→ **EXERCISE DESCRIPTION**
Leave out the pictures and copy everything else below exactly.

Start of RECORDS FOR THIS TASK

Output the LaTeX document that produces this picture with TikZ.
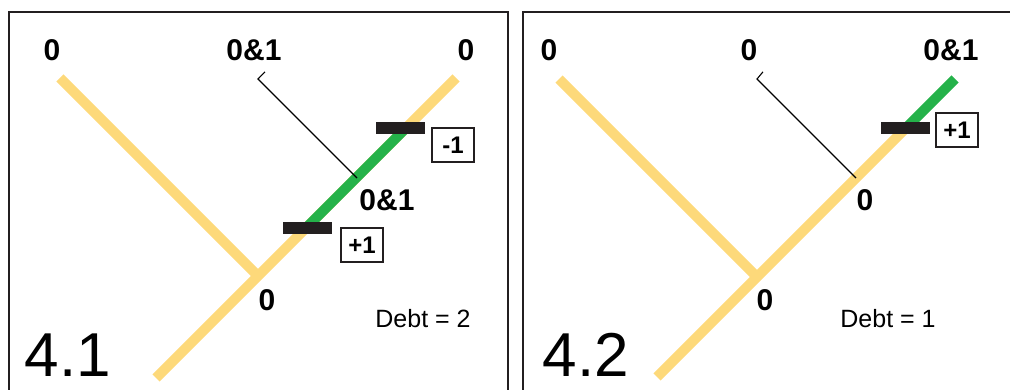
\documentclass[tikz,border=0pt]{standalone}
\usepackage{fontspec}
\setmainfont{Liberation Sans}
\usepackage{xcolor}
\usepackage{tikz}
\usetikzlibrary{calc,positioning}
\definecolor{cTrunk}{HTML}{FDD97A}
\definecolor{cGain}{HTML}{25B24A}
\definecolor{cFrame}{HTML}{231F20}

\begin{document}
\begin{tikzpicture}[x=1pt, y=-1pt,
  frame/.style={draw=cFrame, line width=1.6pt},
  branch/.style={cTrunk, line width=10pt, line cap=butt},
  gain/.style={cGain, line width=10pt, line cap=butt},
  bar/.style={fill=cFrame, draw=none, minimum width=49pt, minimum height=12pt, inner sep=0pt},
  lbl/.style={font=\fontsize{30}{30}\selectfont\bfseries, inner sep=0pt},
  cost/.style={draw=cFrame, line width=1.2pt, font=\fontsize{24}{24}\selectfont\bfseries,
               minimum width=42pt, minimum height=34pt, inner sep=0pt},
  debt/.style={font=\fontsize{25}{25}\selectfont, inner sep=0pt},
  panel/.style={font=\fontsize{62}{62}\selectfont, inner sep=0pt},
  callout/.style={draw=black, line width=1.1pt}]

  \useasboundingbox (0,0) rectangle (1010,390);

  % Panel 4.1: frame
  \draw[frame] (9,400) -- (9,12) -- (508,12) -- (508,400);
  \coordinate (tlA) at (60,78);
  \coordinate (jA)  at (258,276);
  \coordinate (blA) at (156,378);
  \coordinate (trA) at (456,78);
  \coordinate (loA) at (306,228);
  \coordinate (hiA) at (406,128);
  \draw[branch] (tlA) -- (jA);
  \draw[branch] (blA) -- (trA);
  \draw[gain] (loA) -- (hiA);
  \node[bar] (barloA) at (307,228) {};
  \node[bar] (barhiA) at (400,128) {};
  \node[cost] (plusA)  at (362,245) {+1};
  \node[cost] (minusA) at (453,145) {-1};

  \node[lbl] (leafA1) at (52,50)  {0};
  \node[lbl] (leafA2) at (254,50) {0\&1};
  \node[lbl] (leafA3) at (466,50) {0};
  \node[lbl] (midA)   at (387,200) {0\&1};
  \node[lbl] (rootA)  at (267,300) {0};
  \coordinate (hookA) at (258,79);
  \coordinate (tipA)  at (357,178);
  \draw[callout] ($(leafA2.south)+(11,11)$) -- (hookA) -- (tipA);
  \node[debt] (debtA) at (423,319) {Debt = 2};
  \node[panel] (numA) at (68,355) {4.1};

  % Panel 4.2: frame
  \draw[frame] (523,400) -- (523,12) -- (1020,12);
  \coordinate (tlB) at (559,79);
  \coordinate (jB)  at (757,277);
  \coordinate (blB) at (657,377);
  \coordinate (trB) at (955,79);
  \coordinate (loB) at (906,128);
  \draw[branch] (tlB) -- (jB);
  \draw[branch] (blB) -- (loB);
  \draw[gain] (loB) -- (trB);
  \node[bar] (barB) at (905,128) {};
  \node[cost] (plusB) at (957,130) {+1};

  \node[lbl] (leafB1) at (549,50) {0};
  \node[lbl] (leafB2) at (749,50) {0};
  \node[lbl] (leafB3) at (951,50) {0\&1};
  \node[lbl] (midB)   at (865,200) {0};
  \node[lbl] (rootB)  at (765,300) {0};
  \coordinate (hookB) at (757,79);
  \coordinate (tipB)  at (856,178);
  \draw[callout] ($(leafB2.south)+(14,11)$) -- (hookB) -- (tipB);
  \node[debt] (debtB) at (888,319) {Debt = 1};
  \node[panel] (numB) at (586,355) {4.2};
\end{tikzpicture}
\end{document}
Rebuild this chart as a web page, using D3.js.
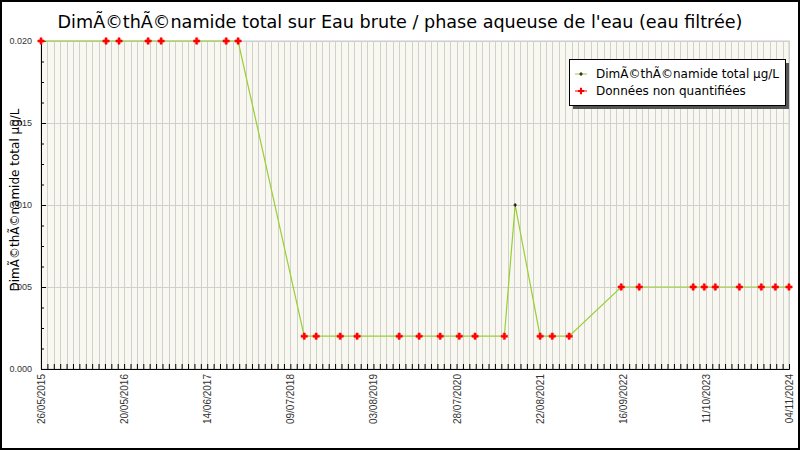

End of RECORDS FOR THIS TASK

→ **SOLUTION TO THE EXERCISE**
Output the LaTeX document that produces this picture with TikZ.
\documentclass[tikz,border=0pt]{standalone}
\usepackage{fontspec}
\setmainfont{Liberation Sans}
\usepackage{xcolor}
\usepackage{tikz}
\usetikzlibrary{calc,positioning}
\definecolor{cTrunk}{HTML}{FDD97A}
\definecolor{cGain}{HTML}{25B24A}
\definecolor{cFrame}{HTML}{231F20}

\begin{document}
\begin{tikzpicture}[x=1pt, y=-1pt,
  frame/.style={draw=cFrame, line width=1.6pt},
  branch/.style={cTrunk, line width=10pt, line cap=butt},
  gain/.style={cGain, line width=10pt, line cap=butt},
  bar/.style={fill=cFrame, draw=none, minimum width=49pt, minimum height=12pt, inner sep=0pt},
  lbl/.style={font=\fontsize{30}{30}\selectfont\bfseries, inner sep=0pt},
  cost/.style={draw=cFrame, line width=1.2pt, font=\fontsize{24}{24}\selectfont\bfseries,
               minimum width=42pt, minimum height=34pt, inner sep=0pt},
  debt/.style={font=\fontsize{25}{25}\selectfont, inner sep=0pt},
  panel/.style={font=\fontsize{62}{62}\selectfont, inner sep=0pt},
  callout/.style={draw=black, line width=1.1pt}]

  \useasboundingbox (0,0) rectangle (1010,390);

  % Panel 4.1: frame
  \draw[frame] (9,400) -- (9,12) -- (508,12) -- (508,400);
  \coordinate (tlA) at (60,78);
  \coordinate (jA)  at (258,276);
  \coordinate (blA) at (156,378);
  \coordinate (trA) at (456,78);
  \coordinate (loA) at (306,228);
  \coordinate (hiA) at (406,128);
  \draw[branch] (tlA) -- (jA);
  \draw[branch] (blA) -- (trA);
  \draw[gain] (loA) -- (hiA);
  \node[bar] (barloA) at (307,228) {};
  \node[bar] (barhiA) at (400,128) {};
  \node[cost] (plusA)  at (362,245) {+1};
  \node[cost] (minusA) at (453,145) {-1};

  \node[lbl] (leafA1) at (52,50)  {0};
  \node[lbl] (leafA2) at (254,50) {0\&1};
  \node[lbl] (leafA3) at (466,50) {0};
  \node[lbl] (midA)   at (387,200) {0\&1};
  \node[lbl] (rootA)  at (267,300) {0};
  \coordinate (hookA) at (258,79);
  \coordinate (tipA)  at (357,178);
  \draw[callout] ($(leafA2.south)+(11,11)$) -- (hookA) -- (tipA);
  \node[debt] (debtA) at (423,319) {Debt = 2};
  \node[panel] (numA) at (68,355) {4.1};

  % Panel 4.2: frame
  \draw[frame] (523,400) -- (523,12) -- (1020,12);
  \coordinate (tlB) at (559,79);
  \coordinate (jB)  at (757,277);
  \coordinate (blB) at (657,377);
  \coordinate (trB) at (955,79);
  \coordinate (loB) at (906,128);
  \draw[branch] (tlB) -- (jB);
  \draw[branch] (blB) -- (loB);
  \draw[gain] (loB) -- (trB);
  \node[bar] (barB) at (905,128) {};
  \node[cost] (plusB) at (957,130) {+1};

  \node[lbl] (leafB1) at (549,50) {0};
  \node[lbl] (leafB2) at (749,50) {0};
  \node[lbl] (leafB3) at (951,50) {0\&1};
  \node[lbl] (midB)   at (865,200) {0};
  \node[lbl] (rootB)  at (765,300) {0};
  \coordinate (hookB) at (757,79);
  \coordinate (tipB)  at (856,178);
  \draw[callout] ($(leafB2.south)+(14,11)$) -- (hookB) -- (tipB);
  \node[debt] (debtB) at (888,319) {Debt = 1};
  \node[panel] (numB) at (586,355) {4.2};
\end{tikzpicture}
\end{document}
Rebuild this chart as a web page, using D3.js.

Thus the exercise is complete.